◆ Task to complete
Quote every line as written. Omit pictures.

◆ Information supplied

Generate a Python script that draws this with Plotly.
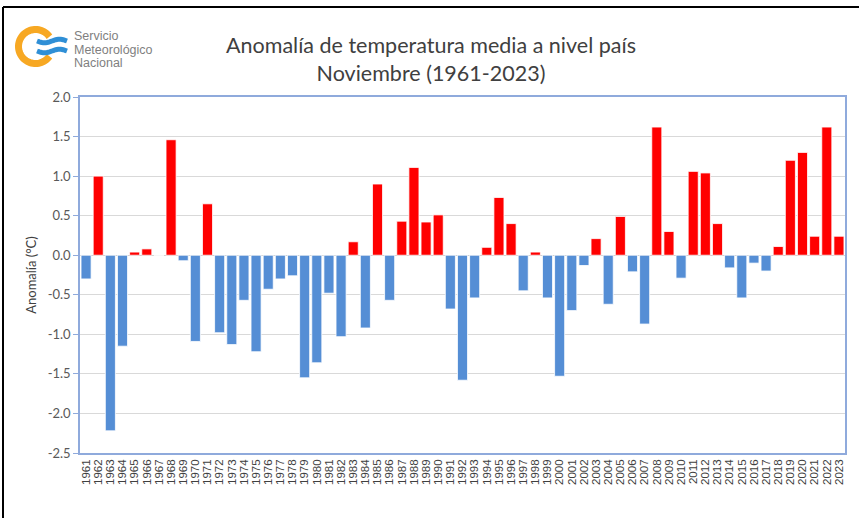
import numpy as np
import plotly.graph_objects as go

years = [str(y) for y in range(1961, 2024)]
anomalies = [
    -0.30, 1.00, -2.22, -1.15, 0.04, 0.08, 0.00, 1.46, -0.07, -1.09,
    0.65, -0.98, -1.13, -0.57, -1.22, -0.43, -0.30, -0.26, -1.55, -1.36,
    -0.48, -1.03, 0.17, -0.92, 0.90, -0.57, 0.43, 1.11, 0.42, 0.51,
    -0.68, -1.58, -0.54, 0.10, 0.73, 0.40, -0.45, 0.04, -0.54, -1.53,
    -0.70, -0.13, 0.21, -0.62, 0.49, -0.21, -0.87, 1.62, 0.30, -0.29,
    1.06, 1.04, 0.40, -0.16, -0.54, -0.10, -0.20, 0.11, 1.20, 1.30,
    0.24, 1.62, 0.24,
]
y_ticks = [2.0, 1.5, 1.0, 0.5, 0.0, -0.5, -1.0, -1.5, -2.0, -2.5]
y_ticklabels = ["2.0", "1.5", "1.0", "0.5", "0.0", "-0.5", "-1.0", "-1.5", "-2.0", "-2.5"]

W, H = 859, 518
L, R, T, B = 80, 14, 97, 65
PW, PH = W - L - R, H - T - B

RED = "#FF0000"
BLUE = "#558ED5"
colors = [RED if v >= 0 else BLUE for v in anomalies]


def px(x):
    return (x - L) / PW


def py(y):
    return (H - B - y) / PH


def path_from(points):
    s = "M " + " L ".join(f"{px(a):.5f},{py(b):.5f}" for a, b in points)
    return s


fig = go.Figure()
fig.add_trace(go.Bar(
    x=years, y=anomalies,
    marker=dict(color=colors, line=dict(color="rgba(255,255,255,0.8)", width=1)),
    hoverinfo="x+y",
))

shapes = []
# outer frame lines (top and left)
shapes.append(dict(type="line", xref="paper", yref="paper",
                   x0=px(3), x1=px(W + 5), y0=py(7), y1=py(7),
                   line=dict(color="black", width=2)))
shapes.append(dict(type="line", xref="paper", yref="paper",
                   x0=px(3), x1=px(3), y0=py(7), y1=py(H + 5),
                   line=dict(color="black", width=2)))

# logo: orange C ring
cx, cy, r = 35.5, 46.5, 17.0
ang = np.linspace(np.radians(35), np.radians(325), 60)
ring = [(cx + r * np.cos(a), cy - r * np.sin(a)) for a in ang]
shapes.append(dict(type="path", xref="paper", yref="paper", path=path_from(ring),
                   line=dict(color="#F7A823", width=7)))
# logo: blue waves
for yc in (41.0, 51.0):
    xs = np.linspace(37, 67, 25)
    pts = [(x, yc + 1.8 * np.sin((x - 37) / 30 * 2 * np.pi)) for x in xs]
    shapes.append(dict(type="path", xref="paper", yref="paper", path=path_from(pts),
                       line=dict(color="#2F8FD6", width=5)))

annotations = []
for txt, yy in (("Servicio", 36), ("Meteorológico", 50), ("Nacional", 63)):
    annotations.append(dict(text=txt, xref="paper", yref="paper", x=px(72), y=py(yy),
                            xanchor="left", yanchor="middle", showarrow=False,
                            font=dict(family="Liberation Sans, Arial", size=12.5, color="#7F7F7F")))

fig.update_layout(
    width=W, height=H,
    margin=dict(l=L, r=R, t=T, b=B, autoexpand=False),
    paper_bgcolor="white", plot_bgcolor="white",
    showlegend=False,
    bargap=0.17,
    title=dict(text="Anomalía de temperatura media a nivel país<br>Noviembre (1961-2023)",
               x=431 / W, xanchor="center", xref="container",
               y=1 - 53 / H, yanchor="middle", yref="container",
               font=dict(family="Lato, Calibri, sans-serif", size=21.5, color="#404040")),
    shapes=shapes,
    annotations=annotations,
    xaxis=dict(
        type="category", tickangle=-90, tickmode="linear", dtick=1,
        tickfont=dict(family="Liberation Sans, Arial", size=11.5, color="#404040"),
        showgrid=False, showline=True, linecolor="#8FAADC", linewidth=1.5, mirror=True,
        ticks="", fixedrange=True,
    ),
    yaxis=dict(
        range=[-2.5, 2.0], tickvals=y_ticks, ticktext=y_ticklabels,
        tickfont=dict(family="Lato, Calibri, sans-serif", size=13, color="#595959"),
        showgrid=True, gridcolor="#D9D9D9", gridwidth=1,
        zeroline=True, zerolinecolor="#D0D0D0", zerolinewidth=1,
        showline=True, linecolor="#8FAADC", linewidth=1.5, mirror=True,
        ticks="outside", ticklen=5, tickcolor="#8FAADC",
        title=dict(text="Anomalía (°C)", standoff=8,
                   font=dict(family="Lato, Calibri, sans-serif", size=13, color="#404040")),
    ),
)

fig.write_html("out.html", config={"displayModeBar": False},
               post_script="document.body.style.margin='0';document.body.style.overflow='hidden';")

◆ Response
Generate a Python script that draws this with Plotly.
import numpy as np
import plotly.graph_objects as go

years = [str(y) for y in range(1961, 2024)]
anomalies = [
    -0.30, 1.00, -2.22, -1.15, 0.04, 0.08, 0.00, 1.46, -0.07, -1.09,
    0.65, -0.98, -1.13, -0.57, -1.22, -0.43, -0.30, -0.26, -1.55, -1.36,
    -0.48, -1.03, 0.17, -0.92, 0.90, -0.57, 0.43, 1.11, 0.42, 0.51,
    -0.68, -1.58, -0.54, 0.10, 0.73, 0.40, -0.45, 0.04, -0.54, -1.53,
    -0.70, -0.13, 0.21, -0.62, 0.49, -0.21, -0.87, 1.62, 0.30, -0.29,
    1.06, 1.04, 0.40, -0.16, -0.54, -0.10, -0.20, 0.11, 1.20, 1.30,
    0.24, 1.62, 0.24,
]
y_ticks = [2.0, 1.5, 1.0, 0.5, 0.0, -0.5, -1.0, -1.5, -2.0, -2.5]
y_ticklabels = ["2.0", "1.5", "1.0", "0.5", "0.0", "-0.5", "-1.0", "-1.5", "-2.0", "-2.5"]

W, H = 859, 518
L, R, T, B = 80, 14, 97, 65
PW, PH = W - L - R, H - T - B

RED = "#FF0000"
BLUE = "#558ED5"
colors = [RED if v >= 0 else BLUE for v in anomalies]


def px(x):
    return (x - L) / PW


def py(y):
    return (H - B - y) / PH


def path_from(points):
    s = "M " + " L ".join(f"{px(a):.5f},{py(b):.5f}" for a, b in points)
    return s


fig = go.Figure()
fig.add_trace(go.Bar(
    x=years, y=anomalies,
    marker=dict(color=colors, line=dict(color="rgba(255,255,255,0.8)", width=1)),
    hoverinfo="x+y",
))

shapes = []
# outer frame lines (top and left)
shapes.append(dict(type="line", xref="paper", yref="paper",
                   x0=px(3), x1=px(W + 5), y0=py(7), y1=py(7),
                   line=dict(color="black", width=2)))
shapes.append(dict(type="line", xref="paper", yref="paper",
                   x0=px(3), x1=px(3), y0=py(7), y1=py(H + 5),
                   line=dict(color="black", width=2)))

# logo: orange C ring
cx, cy, r = 35.5, 46.5, 17.0
ang = np.linspace(np.radians(35), np.radians(325), 60)
ring = [(cx + r * np.cos(a), cy - r * np.sin(a)) for a in ang]
shapes.append(dict(type="path", xref="paper", yref="paper", path=path_from(ring),
                   line=dict(color="#F7A823", width=7)))
# logo: blue waves
for yc in (41.0, 51.0):
    xs = np.linspace(37, 67, 25)
    pts = [(x, yc + 1.8 * np.sin((x - 37) / 30 * 2 * np.pi)) for x in xs]
    shapes.append(dict(type="path", xref="paper", yref="paper", path=path_from(pts),
                       line=dict(color="#2F8FD6", width=5)))

annotations = []
for txt, yy in (("Servicio", 36), ("Meteorológico", 50), ("Nacional", 63)):
    annotations.append(dict(text=txt, xref="paper", yref="paper", x=px(72), y=py(yy),
                            xanchor="left", yanchor="middle", showarrow=False,
                            font=dict(family="Liberation Sans, Arial", size=12.5, color="#7F7F7F")))

fig.update_layout(
    width=W, height=H,
    margin=dict(l=L, r=R, t=T, b=B, autoexpand=False),
    paper_bgcolor="white", plot_bgcolor="white",
    showlegend=False,
    bargap=0.17,
    title=dict(text="Anomalía de temperatura media a nivel país<br>Noviembre (1961-2023)",
               x=431 / W, xanchor="center", xref="container",
               y=1 - 53 / H, yanchor="middle", yref="container",
               font=dict(family="Lato, Calibri, sans-serif", size=21.5, color="#404040")),
    shapes=shapes,
    annotations=annotations,
    xaxis=dict(
        type="category", tickangle=-90, tickmode="linear", dtick=1,
        tickfont=dict(family="Liberation Sans, Arial", size=11.5, color="#404040"),
        showgrid=False, showline=True, linecolor="#8FAADC", linewidth=1.5, mirror=True,
        ticks="", fixedrange=True,
    ),
    yaxis=dict(
        range=[-2.5, 2.0], tickvals=y_ticks, ticktext=y_ticklabels,
        tickfont=dict(family="Lato, Calibri, sans-serif", size=13, color="#595959"),
        showgrid=True, gridcolor="#D9D9D9", gridwidth=1,
        zeroline=True, zerolinecolor="#D0D0D0", zerolinewidth=1,
        showline=True, linecolor="#8FAADC", linewidth=1.5, mirror=True,
        ticks="outside", ticklen=5, tickcolor="#8FAADC",
        title=dict(text="Anomalía (°C)", standoff=8,
                   font=dict(family="Lato, Calibri, sans-serif", size=13, color="#404040")),
    ),
)

fig.write_html("out.html", config={"displayModeBar": False},
               post_script="document.body.style.margin='0';document.body.style.overflow='hidden';")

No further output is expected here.